Measuring decentralization in practice
Rather than relying on ideology or marketing narratives, the paper examined how decentralization actually works on the ground. FRN was designed to improve block propagation between miners and full nodes, reduce orphaned blocks, and make the network more efficient. According to the researchers, this architecture could help Bitcoin scale by reducing the tight link between block propagation speed and network size, potentially improving fairness among miners.
The study found that the bandwidth available to Bitcoin nodes had increased by 1.7 times since 2016. Based on that improvement, the authors argued that Bitcoin could support a larger block size without necessarily harming decentralization. In theory, a higher data-clearing rate per second could nearly double Bitcoin transaction throughput, a key issue in debates over fees and network capacity.
Ethereum appears more geographically distributed
One of the paper’s main conclusions is that Bitcoin nodes are more clustered than Ethereum nodes, both geographically and in terms of network latency. Ethereum, by comparison, has more nodes spread across more regions, suggesting that its full-node layer is more decentralized than Bitcoin’s.
The researchers also highlighted infrastructure concentration. More than half of Bitcoin nodes were found to be hosted in data centers, while Ethereum’s share was only slightly above one quarter. That matters because data centers are often controlled by corporations, creating possible centralization risks. The paper also warned that raw node counts can be misleading, especially in the presence of Sybil attacks that can artificially inflate perceived participation in peer-to-peer systems.
Mining concentration remains a core concern
The study found an even sharper centralization problem in mining. In Bitcoin, the top four miners controlled more than 50% of hash rate, while in Ethereum the top three miners crossed the same threshold. More broadly, the paper said that the entire blockchain history of both systems was effectively determined by fewer than 20 mining entities.
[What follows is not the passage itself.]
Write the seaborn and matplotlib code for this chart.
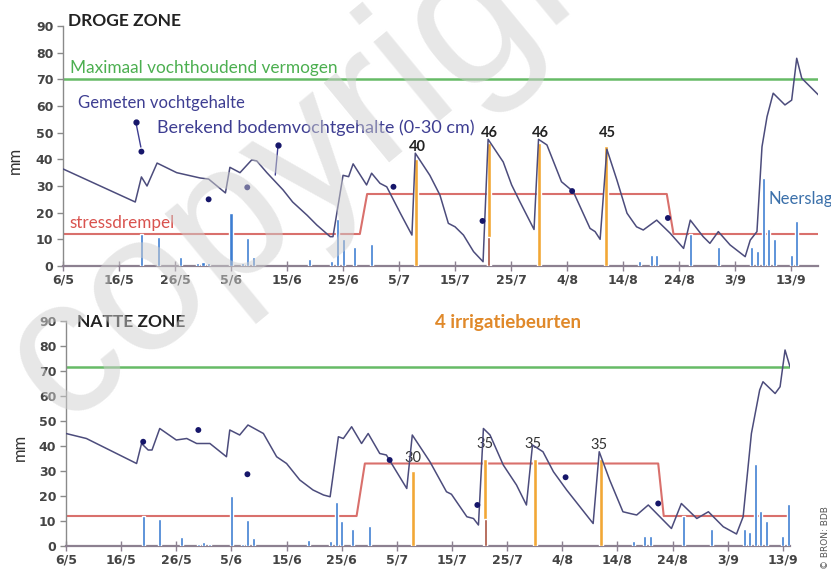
import matplotlib
matplotlib.use("Agg")
import matplotlib.pyplot as plt
import numpy as np
import pandas as pd
import seaborn as sns

# ---------------- data ----------------
tick_days = [0, 10, 20, 30, 40, 50, 60, 70, 80, 90, 100, 110, 120, 130]
tick_labels = ["6/5", "16/5", "26/5", "5/6", "15/6", "25/6", "5/7", "15/7",
               "25/7", "4/8", "14/8", "24/8", "3/9", "13/9"]

# calculated soil moisture (0-30 cm), dry zone
dry_days = [0, 12.9, 14, 15, 16.8, 20.3, 24.5, 26, 29, 29.8, 31.6, 33.7, 34.6, 36.4,
            39.3, 41, 43.6, 45.3, 47.7, 48.2, 50, 51, 51.8, 54.2, 55.1, 56.6, 57.8,
            60.2, 62.3, 62.9, 65.5, 67.3, 68.8, 70, 71.5, 73.3, 75, 75.9, 78.6, 80.1,
            81.6, 84.1, 84.9, 86.4, 89, 91.1, 94.1, 95, 95.9, 97.1, 98.9, 100.7, 102.4,
            103.6, 106, 108.4, 110.8, 112, 114.3, 115.5, 117, 119.1, 121.8, 122.7,
            123.9, 124.8, 125.7, 126.8, 128.9, 130.1, 131, 131.9, 134.9]
dry_vals = [36.4, 24, 33.4, 30, 38.6, 35, 33, 32.6, 27.4, 37, 35, 39.8, 39.4, 35,
            28.5, 24, 19, 15.4, 11, 11, 34, 33.5, 38.3, 30.4, 34.8, 31, 29.7,
            19.9, 11.6, 42.3, 34, 26.6, 16, 14.7, 11.6, 5.4, 1.6, 47.5, 39, 30.4,
            24, 13.7, 47.5, 45.4, 31.6, 27.9, 14.1, 12.9, 10, 43.8, 32.2, 19.8, 14.7,
            13.5, 17.2, 12.3, 6.6, 17.2, 11, 8.5, 12.9, 7.9, 3.5, 9.7,
            12.9, 44.7, 56, 64.8, 60.4, 62.2, 77.9, 70.4, 64.1]

# calculated soil moisture, wet zone
wet_days = [0, 3.7, 12.8, 13.7, 14.9, 15.6, 17, 20, 21.9, 23.7, 26.1, 29.1, 29.7, 31.5,
            33, 35.8, 38.2, 40, 42.4, 44.8, 46.7, 47.9, 49.4, 50.3, 51.8, 53.6, 54.8,
            56.9, 58.1, 61.8, 62.8, 66, 69, 69.9, 72.7, 73.9, 74.8, 75.7, 76.9, 79.3,
            81.7, 83.5, 84.6, 86.5, 88.4, 90.8, 93.2, 95.6, 96.7, 98.6, 101, 102.3,
            103.5, 105.6, 107.7, 109.8, 111.6, 114.4, 116.5, 119.2, 121.6, 122.8,
            124.3, 125.8, 126.4, 128.6, 129.5, 130.4, 131.3]
wet_vals = [45, 43, 33, 41, 38.4, 38.4, 47, 42.4, 43, 41, 41, 35.7, 46.4, 44.4,
            48.4, 45, 35.7, 33, 26.4, 22.4, 20.4, 19.7, 43.7, 43, 47.7, 41, 45,
            37, 36.4, 23, 44.4, 33.7, 21.7, 20.7, 11.7, 11, 8.4, 47, 44.4, 32.4,
            24.4, 16.4, 40.4, 37.7, 29.7, 22.4, 15.7, 9, 37.7, 26.4, 13.7, 13,
            12.4, 16.4, 11.7, 7, 17, 11, 13.7, 7.7, 4.8, 11.7,
            45, 62.4, 65.7, 61, 63.7, 78.4, 71.7]

# measured moisture
dry_meas_days = [14, 26, 32.9, 59, 74.9, 90.9, 108]
dry_meas_vals = [42.9, 25, 29.5, 29.7, 16.9, 28.1, 18]
wet_meas_days = [14, 24, 32.9, 58.7, 74.6, 90.6, 107.4]
wet_meas_vals = [41.7, 46.4, 28.7, 34.4, 16.4, 27.5, 17]

# stress threshold
dry_stress_days = [0, 53, 54.3, 107.8, 109, 134.8]
dry_stress_vals = [12, 12, 27, 27, 12, 12]
wet_stress_days = [0, 52.7, 54.2, 107.4, 108.4, 131.3]
wet_stress_vals = [12, 12, 33, 33, 12, 12]

# max water holding capacity
dry_max = 70
wet_max = 71.5

# precipitation (same for both zones)
rain_days = [14, 17, 21, 24, 25, 26, 30, 32, 33, 34, 44, 48, 49, 50, 52, 55,
             103, 105, 106, 112, 117, 123, 124, 125, 126, 127, 130, 131]
rain_vals = [12, 11, 3.5, 1, 1.5, 1, 20, 1, 10.5, 3.3, 2.5, 2, 17.5, 10.2, 7, 8.2,
             2, 4, 4, 12, 7, 7, 5.5, 33, 14, 10, 4.2, 17]
rain_hidden_day = [76]
rain_hidden_val = [11]

# irrigation
irr_days = [63, 76, 85, 97]
dry_irr = [40, 46, 46, 45]
wet_irr = [30, 35, 35, 35]

# ---------------- style ----------------
sns.set_theme(style="white")
plt.rcParams['font.family'] = ['Lato', 'DejaVu Sans']

C_LINE = "#4c4c7c"
C_DOT = "#16166a"
C_GREEN = "#66bb66"
C_RED = "#d9706c"
C_BLUE = "#3c7dd2"
C_ORANGE = "#f2a735"
C_AXIS = "#8c8090"
C_NAVY_TXT = "#3e3e92"

fig = plt.figure(figsize=(8.31, 5.70), dpi=100)
ax1 = fig.add_axes([63 / 831, (570 - 266) / 570, (818 - 63) / 831, 240 / 570])
ax2 = fig.add_axes([66 / 831, 24 / 570, (790 - 66) / 831, 225 / 570])


def draw_panel(ax, xmax, line_d, line_v, md, mv, sd, sv, maxv, irr):
    ax.set_xlim(0, xmax)
    ax.set_ylim(0, 90)
    ax.plot([0, xmax], [maxv, maxv], color=C_GREEN, lw=1.8, zorder=2)
    ax.plot(sd, sv, color=C_RED, lw=1.5, zorder=2)
    ax.bar(rain_days, rain_vals, width=0.55, color=C_BLUE, zorder=3)
    ax.bar(irr_days, irr, width=0.7, color=C_ORANGE, zorder=3)
    ax.bar(rain_hidden_day, rain_hidden_val, width=0.55, color="#a8503e", zorder=3.5)
    sns.lineplot(x=line_d, y=line_v, ax=ax, color=C_LINE, lw=1.1, estimator=None,
                 sort=False, zorder=4)
    sns.scatterplot(x=md, y=mv, ax=ax, color=C_DOT, s=18, edgecolor="none", zorder=5)
    for s in ["top", "right"]:
        ax.spines[s].set_visible(False)
    ax.spines["left"].set_color("#8a8a8a")
    ax.spines["left"].set_linewidth(1.0)
    ax.spines["bottom"].set_color(C_AXIS)
    ax.spines["bottom"].set_linewidth(1.6)
    ax.set_yticks(range(0, 91, 10))
    ax.set_yticklabels([str(v) for v in range(0, 91, 10)], fontsize=9,
                       fontweight="bold", color="#444444", family="DejaVu Sans")
    ax.set_xticks(tick_days)
    ax.set_xticklabels(tick_labels, fontsize=9, fontweight="bold", color="#444444",
                       family="DejaVu Sans")
    ax.tick_params(axis="y", direction="out", length=4, width=1, color="#8a8a8a",
                   left=True, pad=3)
    ax.tick_params(axis="x", direction="inout", length=7, width=1, color=C_AXIS,
                   bottom=True, pad=2)
    ax.set_xlabel("")
    ax.set_ylabel("")
    ax.text(-0.064, 0.44, "mm", transform=ax.transAxes, rotation=90, ha="center",
            va="center", fontsize=12, color="#333333")


draw_panel(ax1, 134.8, dry_days, dry_vals, dry_meas_days, dry_meas_vals,
           dry_stress_days, dry_stress_vals, dry_max, dry_irr)
draw_panel(ax2, 131.3, wet_days, wet_vals, wet_meas_days, wet_meas_vals,
           wet_stress_days, wet_stress_vals, wet_max, wet_irr)

# --------- annotations top ---------
ax1.text(0.9, 92, "DROGE ZONE", fontsize=12.5, fontweight="bold", color="#222222",
         va="center", ha="left", clip_on=False)
ax1.text(1.2, 74.3, "Maximaal vochthoudend vermogen", fontsize=12.4, color="#4caf50",
         va="center", ha="left")
ax1.text(2.7, 61, "Gemeten vochtgehalte", fontsize=12, color=C_NAVY_TXT,
         va="center", ha="left")
ax1.text(16.8, 51.7, "Berekend bodemvochtgehalte (0-30 cm)", fontsize=13,
         color=C_NAVY_TXT, va="center", ha="left")
ax1.text(1.2, 16.1, "stressdrempel", fontsize=12.3, color="#d9534f", va="center",
         ha="left")
ax1.text(125.9, 25, "Neerslag", fontsize=12, color="#3b70aa", va="center",
         ha="left", clip_on=False)
ax1.plot([13, 13.9], [54, 44.6], color=C_NAVY_TXT, lw=1)
ax1.plot([13], [54], marker="o", ms=3.5, color=C_DOT)
ax1.plot([38.4, 37.9], [45.4, 34.1], color=C_NAVY_TXT, lw=1)
ax1.plot([38.4], [45.4], marker="o", ms=3.5, color=C_DOT)
for d, v, ty in zip(irr_days, dry_irr, [44.7, 49.7, 49.7, 49.9]):
    ax1.text(d + 0.2, ty, str(v), fontsize=10.5, fontweight="bold", color="#222222",
             ha="center", va="center")

# --------- annotations bottom ---------
ax2.text(2.0, 89.6, "NATTE ZONE", fontsize=12.5, fontweight="bold", color="#222222",
         va="center", ha="left", clip_on=False)
ax2.text(66.9, 89.2, "4 irrigatiebeurten", fontsize=13.5, fontweight="bold",
         color="#e0892a", va="center", ha="left", clip_on=False)
for d, v, tx, ty in zip(irr_days, wet_irr, [63, 76, 84.7, 96.7], [35.3, 40.7, 40.7, 40.4]):
    ax2.text(tx, ty, str(v), fontsize=10.5, color="#333333", ha="center", va="center")

fig.text(826 / 831, 1 - 538 / 570, "© BRON: BDB", rotation=90, fontsize=6.5,
         color="#555555", ha="center", va="center", family="DejaVu Sans")

# watermark
fig.text(334 / 831, 1 - 136 / 570, "copyright", rotation=39.5, rotation_mode="anchor",
         fontsize=140, color="#cfcfcf", alpha=0.5, ha="center", va="center",
         family="Liberation Sans", zorder=20)

fig.savefig("out.png", dpi=100)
For smaller miners, Bitcoin also appeared to offer less predictable rewards than Ethereum. The authors linked that to Bitcoin’s slower block production, which creates more month-to-month statistical uncertainty for small participants. Ethereum’s faster block rate provides more opportunities for outcomes to converge toward expected averages.
Overall, the research does not dismiss the importance of Bitcoin or Ethereum, but it challenges simplified claims about decentralization. Its broader message is that decentralization should be evaluated across several dimensions, including node geography, infrastructure dependence, mining concentration, and network performance, rather than treated as a binary label.